Notes on Rational Numbers
▪ Rational Number- Any Number that can be expressed in the form p/q , where p and q are integers and q ≠ 0, is known as rational number. The collection or group of rational numbers is denoted by Q.
Properties of a Rational Number
▪ Closure- Rational numbers are closed under addition, subtraction and multiplication. For eg.- If p and q are any two rational numbers, then and the sum, difference and product of these rational numbers is also a rational number. This is known as the closure law
▪ Commutativity- Rational numbers are commutative under addition and multiplication. If p and q are two rational numbers, then:
Commutative law under addition says- p + q = q + p.
Commutative law under multiplication says p x q = q x p.
Note- Rational numbers, integers and whole numbers are commutative under addition and multiplication. Rational numbers, integers and whole numbers are non commutative under subtraction and division.

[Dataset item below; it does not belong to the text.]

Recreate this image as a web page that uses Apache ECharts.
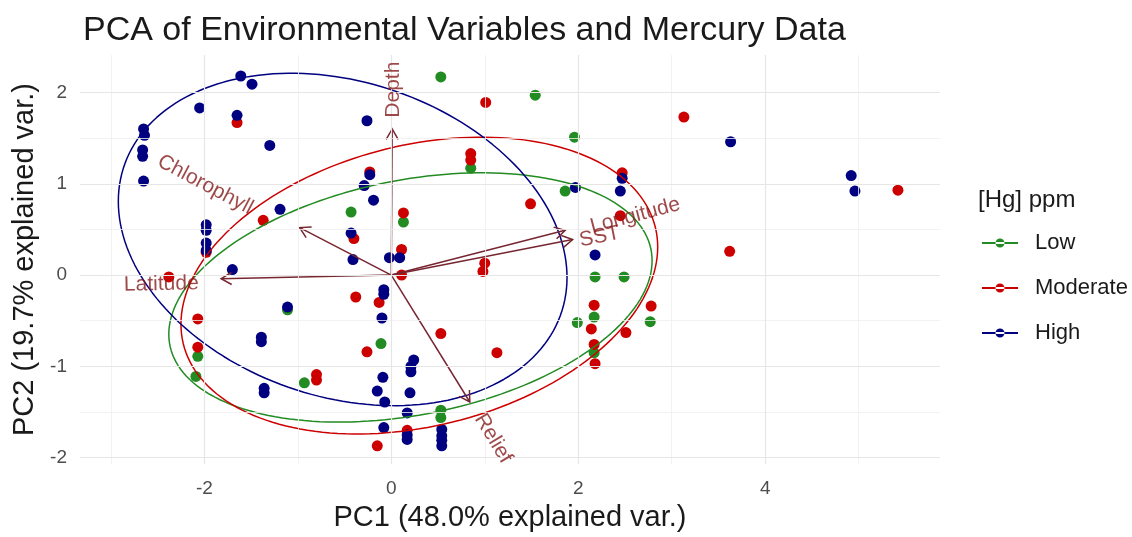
<!DOCTYPE html>
<html>
<head>
<meta charset="utf-8">
<script src="https://cdn.jsdelivr.net/npm/echarts@6/dist/echarts.min.js"></script>
<style>
  html, body { margin: 0; padding: 0; background: #ffffff; }
  #chart { width: 1132px; height: 537px; }
</style>
</head>
<body>
<div id="chart"></div>
<script>
// Mercury concentration groups and their colours
const groups = ['Low', 'Moderate', 'High'];
const groupColors = ['#228B22', '#CD0000', '#000080'];

// PC1 / PC2 scores per sample, by [Hg] group
const lowScores = [
  [0.53, 2.17], [1.54, 1.97], [1.96, 1.51], [0.85, 1.17], [1.86, 0.92],
  [0.13, 0.58], [-0.43, 0.69], [2.18, -0.02], [2.49, -0.02], [-2.07, -0.89],
  [-2.09, -1.11], [-1.11, -0.38], [-0.93, -1.18], [-0.11, -0.75], [0.53, -1.48],
  [0.53, -1.56], [2.17, -0.46], [1.99, -0.52], [2.77, -0.51], [2.17, -0.85]
];
const moderateScores = [
  [-1.65, 1.67], [1.01, 1.89], [3.13, 1.73], [0.85, 1.33], [0.85, 1.26],
  [2.47, 1.12], [1.49, 0.78], [2.45, 0.65], [0.13, 0.68], [-1.37, 0.60],
  [-0.40, 0.40], [-0.23, 1.13], [0.11, 0.28], [1.00, 0.13], [0.98, 0.04],
  [0.11, 0.00], [3.62, 0.26], [5.42, 0.93], [-2.38, -0.02], [-1.98, 0.25],
  [-2.07, -0.48], [-2.07, -0.79], [-0.80, -1.09], [-0.80, -1.15], [-0.38, -0.24],
  [-0.13, -0.30], [-0.26, -0.84], [-0.15, -1.87], [0.53, -0.64], [1.13, -0.85],
  [0.17, -1.70], [2.17, -0.33], [2.14, -0.59], [2.78, -0.34], [2.51, -0.63],
  [2.17, -0.76], [2.18, -0.97]
];
const highScores = [
  [-1.61, 2.18], [-1.49, 2.09], [-2.05, 1.83], [-1.65, 1.75], [-2.65, 1.60],
  [-2.64, 1.53], [-2.66, 1.37], [-2.66, 1.30], [-1.30, 1.42], [-2.65, 1.03],
  [-0.26, 1.69], [-0.23, 1.10], [-0.29, 0.98], [-0.19, 0.82], [-1.19, 0.72],
  [-0.43, 0.46], [-1.98, 0.55], [-1.98, 0.49], [-1.98, 0.35], [-1.98, 0.27],
  [-0.41, 0.17], [-1.70, 0.06], [-0.02, 0.19], [0.09, 0.19], [2.47, 1.06],
  [2.45, 0.92], [1.97, 0.96], [2.18, 0.22], [3.63, 1.46], [4.92, 1.09],
  [4.96, 0.92], [-1.11, -0.35], [-1.39, -0.68], [-1.39, -0.73], [-1.36, -1.24],
  [-1.36, -1.29], [-0.08, -0.16], [-0.08, -0.21], [-0.10, -0.47], [-0.09, -1.12],
  [-0.15, -1.27], [-0.07, -1.39], [-0.08, -1.67], [0.24, -0.93], [0.21, -1.00],
  [0.21, -1.06], [0.20, -1.29], [0.17, -1.51], [0.17, -1.75], [0.17, -1.80],
  [0.54, -1.69], [0.54, -1.76], [0.54, -1.81], [0.54, -1.87]
];

// Normal-probability ellipses per group: [centreX, centreY, halfWidth, halfHeight, correlation]
const lowEllipse = [0.205, -0.245, 2.585, 1.365, 0.295];
const moderateEllipse = [0.30, -0.115, 2.55, 1.625, 0.26];
const highEllipse = [-0.52, 0.39, 2.40, 1.82, -0.229];

// Variable loadings (arrow tips) and label placement [x, y, angle]
const loadingNames = ['Depth', 'Chlorophyll', 'Latitude', 'Longitude', 'SST', 'Relief'];
const loadingTips = [[0.01, 1.60], [-0.98, 0.52], [-1.82, -0.04], [1.86, 0.49], [1.94, 0.39], [0.84, -1.39]];
const loadingLabels = [[0.02, 2.03, 90], [-1.99, 0.99, -28], [-2.46, -0.10, 1.3], [2.61, 0.65, 14.8], [2.23, 0.42, 11.3], [1.09, -1.79, -58.9]];

// Axis ticks and grid positions
const xTickValues = [-2, 0, 2, 4];
const yTickValues = [-2, -1, 0, 1, 2];
const xGridMajor = [-2, 0, 2, 4];
const xGridMinor = [-3, -1, 1, 3, 5];
const yGridMajor = [-2, -1, 0, 1, 2];
const yGridMinor = [-1.5, -0.5, 0.5, 1.5];

const FONT = '"Liberation Sans", Arial, sans-serif';

function ellipsePath(p) {
  const [cx, cy, hw, hh, rho] = p;
  const s = Math.sqrt(1 - rho * rho);
  const pts = [];
  for (let i = 0; i <= 180; i++) {
    const t = (i / 180) * Math.PI * 2;
    pts.push([cx + hw * Math.cos(t), cy + hh * (rho * Math.cos(t) + s * Math.sin(t))]);
  }
  return pts;
}

const scoreSets = [lowScores, moderateScores, highScores];
const ellipseSets = [lowEllipse, moderateEllipse, highEllipse];

const gridLineData = []
  .concat(xGridMinor.map(v => ({ xAxis: v, lineStyle: { color: '#efefef', width: 0.8 } })))
  .concat(yGridMinor.map(v => ({ yAxis: v, lineStyle: { color: '#efefef', width: 0.8 } })))
  .concat(xGridMajor.map(v => ({ xAxis: v, lineStyle: { color: '#e6e6e6', width: 1.2 } })))
  .concat(yGridMajor.map(v => ({ yAxis: v, lineStyle: { color: '#e6e6e6', width: 1.2 } })));

const series = [];

// panel grid lines
series.push({
  type: 'scatter',
  name: 'grid',
  data: [],
  silent: true,
  z: 0,
  markLine: {
    silent: true,
    symbol: ['none', 'none'],
    label: { show: false },
    lineStyle: { type: 'solid' },
    emphasis: { disabled: true },
    data: gridLineData
  }
});

// sample scores
groups.forEach((g, i) => {
  series.push({
    type: 'scatter',
    name: g,
    data: scoreSets[i],
    symbolSize: 11,
    itemStyle: { color: groupColors[i], opacity: 1 },
    z: 2
  });
});

// group ellipses
groups.forEach((g, i) => {
  series.push({
    type: 'line',
    name: g,
    data: ellipsePath(ellipseSets[i]),
    showSymbol: false,
    symbol: 'none',
    smooth: false,
    lineStyle: { color: groupColors[i], width: 1.5 },
    itemStyle: { color: groupColors[i] },
    z: 3,
    silent: true
  });
});

// loading arrows
series.push({
  type: 'custom',
  name: 'loadings',
  data: loadingTips,
  silent: true,
  z: 4,
  renderItem: function (params, api) {
    const o = api.coord([0, 0]);
    const e = api.coord([api.value(0), api.value(1)]);
    const ang = Math.atan2(e[1] - o[1], e[0] - o[0]);
    const L = 12, spread = Math.PI / 6;
    const h1 = [e[0] - L * Math.cos(ang - spread), e[1] - L * Math.sin(ang - spread)];
    const h2 = [e[0] - L * Math.cos(ang + spread), e[1] - L * Math.sin(ang + spread)];
    const style = { stroke: '#772630', lineWidth: 1.5, fill: null };
    return {
      type: 'group',
      children: [
        { type: 'line', shape: { x1: o[0], y1: o[1], x2: e[0], y2: e[1] }, style: style },
        { type: 'polyline', shape: { points: [h1, e, h2] }, style: style }
      ]
    };
  }
});

// loading labels
series.push({
  type: 'scatter',
  name: 'loadingNames',
  symbolSize: 0,
  silent: true,
  z: 5,
  data: loadingNames.map((n, i) => ({
    value: [loadingLabels[i][0], loadingLabels[i][1]],
    name: n,
    label: { rotate: loadingLabels[i][2] }
  })),
  label: {
    show: true,
    position: 'inside',
    formatter: '{b}',
    color: '#861c1c',
    fontSize: 21,
    fontFamily: FONT,
    align: 'center',
    verticalAlign: 'middle'
  }
});

const chart = echarts.init(document.getElementById('chart'), null, { renderer: 'canvas' });
chart.setOption({
  animation: false,
  backgroundColor: '#ffffff',
  title: [
    {
      text: 'PCA of Environmental Variables and Mercury Data',
      left: 78, top: 9,
      textStyle: { fontFamily: FONT, fontSize: 34, fontWeight: 'normal', color: '#1a1a1a' }
    },
    {
      text: '[Hg] ppm',
      left: 973, top: 183,
      textStyle: { fontFamily: FONT, fontSize: 24, fontWeight: 'normal', color: '#1a1a1a' }
    }
  ],
  legend: {
    data: groups,
    orient: 'vertical',
    left: 977, top: 227,
    itemWidth: 36, itemHeight: 9,
    itemGap: 23,
    icon: 'path://M0,3.6h36v1.8h-36z M13.5,4.5a4.5,4.5 0 1,0 9,0a4.5,4.5 0 1,0 -9,0z',
    textStyle: { fontFamily: FONT, fontSize: 22, color: '#1a1a1a', padding: [0, 0, 0, 12] },
    selectedMode: false
  },
  grid: { left: 80, top: 55, width: 860, height: 415, containLabel: false },
  xAxis: {
    type: 'value',
    min: -3.33, max: 5.87,
    name: 'PC1 (48.0% explained var.)',
    nameLocation: 'middle',
    nameGap: 38,
    nameTextStyle: { fontFamily: FONT, fontSize: 29, color: '#1a1a1a' },
    axisLine: { show: false },
    axisTick: { show: false },
    splitLine: { show: false },
    axisLabel: { customValues: xTickValues, color: '#4d4d4d', fontFamily: FONT, fontSize: 19, margin: 15 }
  },
  yAxis: {
    type: 'value',
    min: -2.07, max: 2.41,
    name: 'PC2 (19.7% explained var.)',
    nameLocation: 'middle',
    nameGap: 35,
    nameTextStyle: { fontFamily: FONT, fontSize: 29, color: '#1a1a1a' },
    axisLine: { show: false },
    axisTick: { show: false },
    splitLine: { show: false },
    axisLabel: { customValues: yTickValues, color: '#4d4d4d', fontFamily: FONT, fontSize: 19, margin: 13 }
  },
  series: series
});
</script>
</body>
</html>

▪ Associativity- Rational numbers are associative under addition and multiplication. If a, b, c are rational numbers, then:
Associative property under addition: p + (q + r) = (p + q) + r
Associative property under multiplication: p(qr) = (pq)r
▪ Role of zero and one- 0 is the additive identity for rational numbers. 1 is the multiplicative identity for rational numbers.
▪ Multiplicative inverse- If the product of two rational numbers is 1, then they are called multiplicative inverse of each other.